We were happy she decided to come with us — she’s awesome. Although if my car had looked like this, I might have questioned her life choices, con or no:
The next day, the panels began. I’ve been on panels before at NECon, and they’ve always been fun. But this year, along with Errick Nunnally, Linda Addison, Hal Bodner, Larissa Glasser, and Elizabeth Black, I was asked to be on the panel entitled “Heroes Like Me: The Importance of Representation in Genre.” Diversity and representation have always been important to me, and I have always given them a great deal of thought. So I was truly honored to be picked for this panel.
But I was nervous. Really nervous. Like, this kind of nervous:
What if I said the wrong thing? It could get very ugly, very fast. Yes, I am usually careful with my words and yes, I am usually good about knowing when to shut the hell up, but people make mistakes.
So I spent the week prior to NECon researching and thinking and practicing what I wanted to say. And when the time came, things went well, and I touched on some of the points I was hoping make. My fellow panelists were engaging and enlightening, helping to broaden my mind on a topic so important to me.
I went to a number of other great panels, but the one that sticks out the most was the Guest of Honor panel, which included Laird Barron, Gemma Files, and Weston Ochse, moderated by Lynne Hansen.
I always try to go to the GOH panel. They have been invited to NECon for a reason, and I am curious to hear what they have to say. Usually I walk away with a valuable tidbit that helps me grow as a writer.
This year was no exception. All the panelists said many interesting things, but the one thing that stuck with me came from Laird Barron. He said (and I’m paraphrasing) a lot of times authors feel they don’t have enough ideas—because they reject what’s coming from their brain as too silly or too frivolous. As a result, the brain eventually stops giving ideas altogether.
Essentially, your brain becomes Jack:
Therefore, we should accept it all, take it all in, because inspiration can come from anywhere.
I am guilty of ignoring the ideas, especially as of late, so when I got home, I bought a billion notebooks at Staples. I plan on filling them so my brain won’t turn into this:
The other thing that made the GOH panel a standout was the openness and honesty of the panelists. At some point throughout the conversation, each one spoke about a personal and difficult experience in his/her life. It was organic and moving, and everyone in the room felt it. Speaking in front of a bunch of strangers about any topic can be challenging. But to open yourself up like that requires a certain amount of bravery. And it made for a special panel.

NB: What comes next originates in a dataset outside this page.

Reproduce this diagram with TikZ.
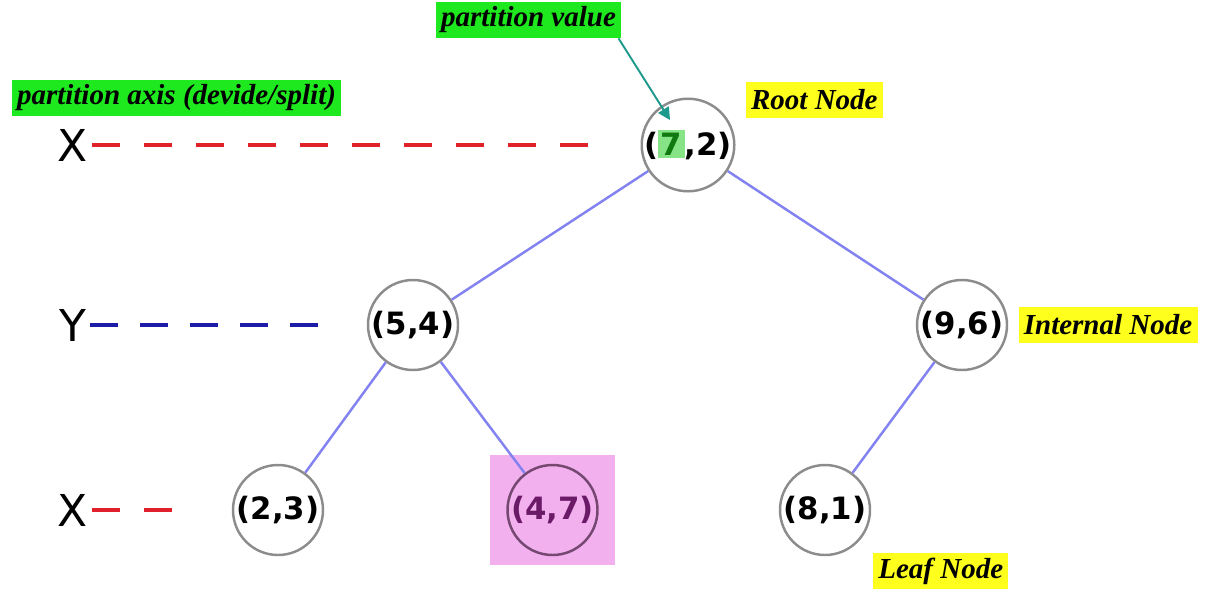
\documentclass[tikz,border=0pt]{standalone}
\usepackage{fontspec}
\setmainfont{DejaVu Sans}
\newfontfamily\lblfont{Liberation Serif}
\usetikzlibrary{positioning,arrows.meta}
\definecolor{edgeblue}{HTML}{8282F0}
\definecolor{axisred}{HTML}{E0202A}
\definecolor{axisblue}{HTML}{1C1CA8}
\definecolor{tagGreen}{HTML}{1EE81E}
\definecolor{tagYellow}{HTML}{FFFF1E}
\definecolor{hlgreen}{HTML}{86E486}
\definecolor{darkgreen}{HTML}{107A10}
\definecolor{pinkhl}{HTML}{F2B0EE}
\definecolor{plum}{HTML}{6A1A66}
\definecolor{teal}{HTML}{1E9A8C}

\def\axisrow#1#2#3#4#5 {
      \node[axislbl] (ax#1) at (1.46,#3) {#2};
      \coordinate (end#1) at (#4,#3);
      \draw[#5] (ax#1.east) -- (end#1);
  }

\begin{document}
\begin{tikzpicture}[
  kd/.style = {draw=gray!90, line width=1.4pt, circle, minimum size=1.8cm,
    inner sep=0pt, font=\bfseries\fontsize{17.5}{20}\selectfont},
  edge/.style = {draw=edgeblue, line width=1.4pt},
  axislbl/.style = {inner sep=2pt, font=\fontsize{25}{28}\selectfont},
  reddash/.style = {axisred, line width=2.3pt, dash pattern=on 0.56cm off 0.48cm},
  bluedash/.style = {axisblue, line width=2.3pt, dash pattern=on 0.56cm off 0.44cm},
  tag/.style = {inner xsep=3pt, inner ysep=0pt, minimum height=0.72cm,
    font=\lblfont\bfseries\itshape\fontsize{16.5}{19}\selectfont},
  greentag/.style = {tag, fill=tagGreen},
  yellowtag/.style = {tag, fill=tagYellow}]

 \useasboundingbox (0,0) rectangle (24.52,11.88);

 % highlighted leaf
 \node[fill=pinkhl, minimum width=2.5cm, minimum height=2.2cm] (hl) at (11.05,1.68) {};

 \node[kd] (root) at (13.76,8.98)
   {({\fboxsep=1.5pt\colorbox{hlgreen}{\textcolor{darkgreen}{7}}},2)};
 \node[kd] (n54) at (8.26,5.38) {(5,4)};
 \node[kd] (n96) at (19.24,5.38) {(9,6)};
 \node[kd] (n23) at (5.56,1.68) {(2,3)};
 \node[kd, draw=plum!55!gray, text=plum] (n47) at (hl) {(4,7)};
 \node[kd] (n81) at (16.5,1.68) {(8,1)};

 \path[edge] (root) -- (n54);
 \path[edge] (root) -- (n96);
 \path[edge] (n54) -- (n23);
 \path[edge] (n54) -- (n47);
 \path[edge] (n96) -- (n81);

 \axisrow{1}{X}{8.98}{11.9}{reddash}
 \axisrow{2}{Y}{5.38}{6.45}{bluedash}
 \axisrow{3}{X}{1.68}{3.7}{reddash}

 \node[greentag] (pv) at (10.57,11.48) {partition value};
 \node[greentag] (pa) at (3.53,9.93) {partition axis (devide/split)};
 \node[yellowtag, right=0.2cm of root, yshift=0.91cm] (rootlbl) {Root Node};
 \node[yellowtag, right=0.2cm of n96] (intlbl) {Internal Node};
 \node[yellowtag, below right=0.2cm and 0.3cm of n81] (leaflbl) {Leaf Node};

 \coordinate (seven) at ([xshift=-0.36cm,yshift=0.5cm]root.center);
 \draw[teal, line width=1.1pt, -{Triangle[length=7pt,width=7pt]}]
   ([xshift=-0.06cm]pv.south east) -- (seven);
\end{tikzpicture}
\end{document}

Overall, the panels were great — they are every year. But in my opinion, the best part of this convention is sitting down and talking with people. I had so many small, quiet conversations with people like Doug Wynne, Cat Grant, John Langan, Tony Tremblay, and Jonathon Lees. Simple chats about writing or movies or whatever, that bring you one step closer to knowing a person and remembering what’s so great about this community.
Although many of the conversations naturally focus on writing, many do not.
For example, I had a wonderful discussion with Brian Kirk and KL Pereira that started with mathematics and meandered its way to feral children.
Was alcohol involved?
Then there was the one with Frank Michaels Errington where we railed against CT traffic.
Then there was the other one with Jack Haringa, Marianne, Diana Catt, and John Harvey where we railed against CT traffic.
(Are you getting the point yet, Connecticut?)
The five of us, along with Patrick Freivald, Bev Vincent, Mike Squatrito, and Ellen Williams had an amazing dinner at Thames Waterside Bar & Grill.
For whatever reason, “Thames” is pronounced the way it looks. If you ever want to see a group of writers get uncomfortable, make them say “Thames” they way it looks.
Then there was the conversation with Errick Nunnally, KL Pereira, and Bracken McLeod where we talked about … um … well … golly, Errick makes a strong margarita …
Finally, there were my conversations with Bev Vincent. Quite frankly, any conversation with Bev is a good one. Although he is unassuming and soft-spoken, he shifts effortlessly from one topic to the next with intelligence and wit. He’s a fascinating guy with a wicked sense of humor. I hope you’re lucky enough to meet him one day.
As I said above, as soon as I arrived, I could feel my creative energy returning. By the time I left on Sunday — after all the conversations and the panels and, most importantly, the laughter — I felt completely rejuvenated. It’s one of the best parts of a convention: the inspiration and good spirits that come from your peers. And my NECon peers provide me with so much of both.
As always, thank you to Sara Booth, Mary Booth, Dan Booth, Matt Bechtel, Laura Hickman, and all the people who work so hard to put on such a wonderful con. Once a year is not enough, but it makes our time together that much more special.